As you know, Wells Fargo CEO John Stumpf answered questions before the Senate Banking Committee on Tuesday; he said he was sorry, etc., and would make amends, etc., etc., but note well that Wells Fargo has fired the employees who were ordered to open fake accounts for customers, while the executive who gave those orders hasn't given back any of her nearly $125 million in retirement money. After all, rules are for us "little people," not the "job creators" without whom, we are constantly told, we would be nothing. Hence CREDO helps you tell our Consumer Financial Protection Bureau to use its authority to "claw back" income from Wells Fargo executives who oversaw lawbreaking. The Dodd-Frank financial reform law passed in 2010 give the CFPB the authority to do that, and why not? They're ill-gotten gains, after all -- money those executives could not have made without lawbreaking. And people who complain about schoolkids getting "participation trophies" have no business excusing all the bonuses banksters hand out to themselves; they hand out so many anymore it's hard to tell what they did to deserve them. Besides coerce employees into breaking the law, that is.
Meanwhile, several big health insurance corporations are either leaving the Affordable Care Act-created health exchanges or threatening to do so, but let's not view this development as merely an opportunity to laugh at big corporations whining because their CEOs can't gild the plumbing in their 19th vacation home boo-freaking-hoo, though it is surely an opportunity to do that, one we should not pass up. We can also press our advantage in other ways, such as agitating for a public health care option, as Presente helps you do. President Obama unconscionably used the public option as a bait-and-switch to get liberals to support a right-wing health care reform law -- one that has made our health care system better, to be sure, but how difficult is it to improve on that system, really? -- but that doesn't mean we can't press for a public option, even if we really want a Medicare-for-all system. A public option, whereby one would buy into Medicare or something like it (though I can't imagine why it wouldn't, or shouldn't, be Medicare) would give HMOs the vigorous competition they all say they like about capitalism. So let's give it to them.

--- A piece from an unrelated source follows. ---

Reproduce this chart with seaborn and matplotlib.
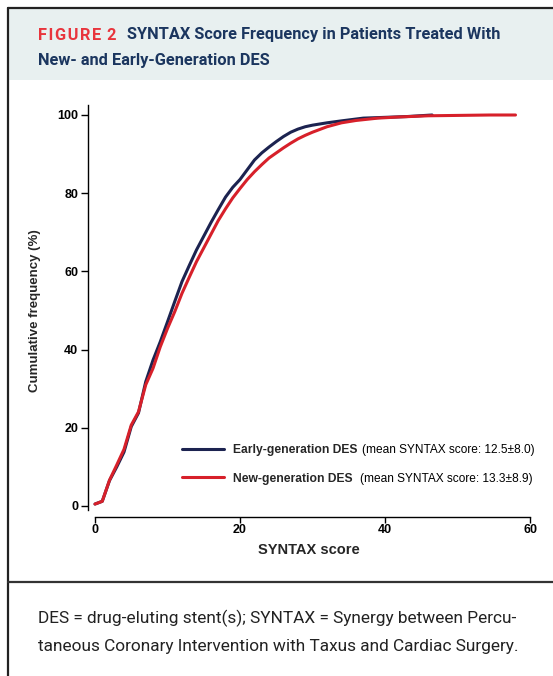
import numpy as np
import pandas as pd
import matplotlib
matplotlib.use("Agg")
import matplotlib.pyplot as plt
import seaborn as sns
from matplotlib.lines import Line2D
from matplotlib.patches import Rectangle

# ---------------- data ----------------
early_score = [0, 1, 2, 3, 4, 5, 6, 7, 8, 9, 10, 11, 12, 13, 14, 15, 16, 17, 18, 19, 20,
               21, 22, 23, 24, 25, 26, 27, 28, 29, 30, 32, 34, 37, 40, 43, 46.5]
early_pct = [0.5, 1.2, 6.5, 10, 13.8, 20.3, 23.8, 31.8, 37.3, 42, 47.1, 52.3, 57.4, 61.5,
             65.5, 69, 72.5, 75.8, 79, 81.5, 83.5, 86, 88.5, 90.3, 91.8, 93.2, 94.5, 95.6,
             96.4, 97, 97.4, 98, 98.5, 99.2, 99.4, 99.6, 100]

new_score = [0, 1, 2, 3, 4, 5, 6, 7, 8, 9, 10, 11, 12, 13, 14, 15, 16, 17, 18, 19, 20,
             21, 22, 23, 24, 25, 26, 27, 28, 29, 30, 32, 34, 36, 39, 42, 46, 54.5, 58]
new_pct = [0.5, 1.2, 6.6, 10.5, 14.5, 20.7, 24.1, 31, 35.2, 40.7, 45.4, 49.7, 54.4, 58.5,
           62.5, 66, 69.5, 73, 76, 78.8, 81.2, 83.5, 85.5, 87.3, 89, 90.3, 91.6, 92.8,
           93.9, 94.8, 95.6, 97, 98, 98.6, 99.2, 99.5, 99.8, 100, 100]

groups = ["Early-generation DES", "New-generation DES"]
group_notes = ["(mean SYNTAX score: 12.5\u00b18.0)", "(mean SYNTAX score: 13.3\u00b18.9)"]
x_ticks = [0, 20, 40, 60]
y_ticks = [0, 20, 40, 60, 80, 100]

df = pd.concat([
    pd.DataFrame({"score": early_score, "pct": early_pct, "group": groups[0]}),
    pd.DataFrame({"score": new_score, "pct": new_pct, "group": groups[1]}),
])

# ---------------- style ----------------
sns.set_style("ticks")
plt.rcParams["font.family"] = ["Liberation Sans", "DejaVu Sans"]

W, H = 553, 676
fig = plt.figure(figsize=(W / 100, H / 100), dpi=100)

def fx(px):
    return px / W

def fy(py):
    return 1 - py / H

# header background and frame
fig.add_artist(Rectangle((fx(9), fy(80)), fx(W - 9), 71 / H, transform=fig.transFigure,
                         facecolor="#e8f0f0", edgecolor="none", zorder=0))
fig.add_artist(Line2D([fx(8), 1], [fy(7.5), fy(7.5)], transform=fig.transFigure,
                      color="#222222", lw=1.6))
fig.add_artist(Line2D([fx(8), fx(8)], [fy(7.5), 0], transform=fig.transFigure,
                      color="#222222", lw=1.6))
fig.add_artist(Line2D([fx(8), 1], [fy(582), fy(582)], transform=fig.transFigure,
                      color="#333333", lw=1.6))

# title
title_font = ["Roboto", "DejaVu Sans"]
fig.text(fx(38), fy(39.5), "F\u200aI\u200aG\u200aU\u200aR\u200aE\u200a 2", color="#e8353d",
         fontsize=11.8, fontweight="bold", family=title_font, va="baseline", ha="left")
fig.text(fx(127), fy(39.5), "SYNTAX Score Frequency in Patients Treated With",
         color="#1b365f", fontsize=11.8, fontweight="bold",
         family=title_font, va="baseline", ha="left")
fig.text(fx(38), fy(65), "New- and Early-Generation DES",
         color="#1b365f", fontsize=11.8, fontweight="bold",
         family=title_font, va="baseline", ha="left")

# footnote
fig.text(fx(38), fy(623), "DES = drug-eluting stent(s); SYNTAX = Synergy between Percu-",
         color="#222222", fontsize=12.4, family=title_font,
         va="baseline", ha="left")
fig.text(fx(38), fy(651), "taneous Coronary Intervention with Taxus and Cardiac Surgery.",
         color="#222222", fontsize=12.4, family=title_font,
         va="baseline", ha="left")

# ---------------- axes ----------------
ax = fig.add_axes([fx(88), fy(517), (530 - 88) / W, (517 - 105) / H])
ax.set_facecolor("none")
palette = {groups[0]: "#1c2350", groups[1]: "#d7202a"}
sns.lineplot(data=df, x="score", y="pct", hue="group", palette=palette, ax=ax,
             linewidth=2.2, legend=False, estimator=None, sort=False)

ax.set_xlim(-7 / 7.25, 60)
ax.set_ylim((506 - 517) / 3.91, (506 - 105) / 3.91)
ax.set_xticks(x_ticks)
ax.set_yticks(y_ticks)
for s in ["top", "right"]:
    ax.spines[s].set_visible(False)
ax.spines["bottom"].set_bounds(0, 60)
ax.spines["left"].set_bounds(-1, 102.5)
for s in ["bottom", "left"]:
    ax.spines[s].set_linewidth(1.0)
    ax.spines[s].set_color("black")
ax.tick_params(axis="both", direction="out", length=5, width=1.0, colors="black",
               labelsize=9)
ax.tick_params(axis="x", length=4, pad=1)
ax.tick_params(axis="y", pad=2)
for lab in ax.get_xticklabels() + ax.get_yticklabels():
    lab.set_fontweight("bold")
ax.set_xlabel("SYNTAX score", fontsize=10.5, fontweight="bold", labelpad=5)
ax.set_ylabel("Cumulative frequency (%)", fontsize=9.5, fontweight="bold", labelpad=12)

# legend
handles = [Line2D([], [], color=palette[g], lw=2.2) for g in groups]
leg = ax.legend(handles, groups, loc="upper left",
                bbox_to_anchor=(fx(182), fy(444)), bbox_transform=fig.transFigure,
                frameon=False, fontsize=8.7, handlelength=3.5, handletextpad=0.7,
                labelspacing=1.38, borderpad=0, borderaxespad=0)
for t in leg.get_texts():
    t.set_fontweight("bold")

fig.canvas.draw()
gaps = [5, 8]
for t, note, gap in zip(leg.get_texts(), group_notes, gaps):
    bb = t.get_window_extent()
    fig.text((bb.x1 + gap) / W, bb.y0 / H, note, fontsize=8.6, color="black",
             va="bottom", ha="left")

fig.savefig("out.png", dpi=100)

Finally, H.R. 430/S. 229, the DISCLOSE Act, would mandate that corporations, unions, and "certain other entities" (including political action committees) disclose any campaign spending they undertake over $10,000; they would also have to identify all donors who gave over $1,000 toward such efforts. The majority in the Supreme Court's Citizens United v. FEC decision seemed flabbergasted that anyone would want to restrict campaign spending when disclosure would seem to be an adequate replacement. Silly Supreme Court Justices! The DISCLOSE Act "only" got 59 out of 100 Senate votes in 2010, which, as we all know, means it's exactly as much a law as it would have been if it had received zero votes in favor. Still, since we now must amend the U.S. Constitution to get decent campaign finance laws back, we are perfectly right to insist on disclosure of big donors in the meantime, even if Super Great and Awesome Real American President Mitch McConnell, once a supporter of campaign finance disclosure, now thinks it's "bullying." Sign for Good helps you tell your Congressfolk to support the DISCLOSE Act.